Tem uma ligação muito forte à comunidade local e também aos imigrantes, que a ouvem pela internet.
A experiência das piratas, contudo de bom e de mau, moldou a rádio que temos hoje em Portugal.
Claro que hoje o desafio é outro.
É a internet, é a digitalização.
Ouvinte passou a ser um utilizador que escolhe o que quer ouvir online.
A concorrência é global.
Os modelos de negócio só com publicidade local são muito frágeis.
Algumas análises até sugerem que, se calhar, modelos de rádio comunitária, talvez com sistemas de sócios, de membros, poderiam ser uma forma de recuperar parte daquele espírito de envolvimento e encontrar novas formas de serem sustentáveis.

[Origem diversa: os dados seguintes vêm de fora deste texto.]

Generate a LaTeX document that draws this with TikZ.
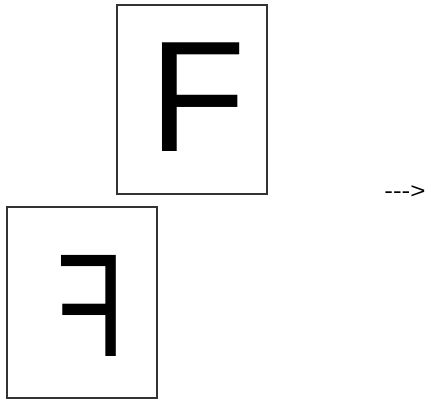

Foi, de facto, uma viagem incrível.
Desde aquela faísca da Rádio Paradisos em plena ditadura, passando pela explosão caótica, mas tão vibrante, dos anos 80, até esta realidade mais complexa das rádios locais de hoje.
Uma história de paixão, de improviso, de inovação e de uma energia que mudou mesmo a rádio em Portugal.
É uma história que nos mostra bem como a tecnologia, mesmo que seja rudimentar, quando se junta com a necessidade de expressão e com um contexto de mudança social e política, pode criar fenómenos inesperados e com um impacto que dura.
Deixar uma marca muito profunda com os seus méritos e deméritos na forma como se pensa, como se faz e como se ouve rádio no nosso país.
Fica a pergunta no ar, não fica?
Com a facilidade com que, hoje, qualquer um pode criar um canal online, um podcast, fazer uma transmissão na internet, será que aquele espírito mais descentralizado, mais participativo, se calhar até um bocadinho rebelde e alternativo das rádios piratas, poderá encontrar uma nova forma de vida na era digital?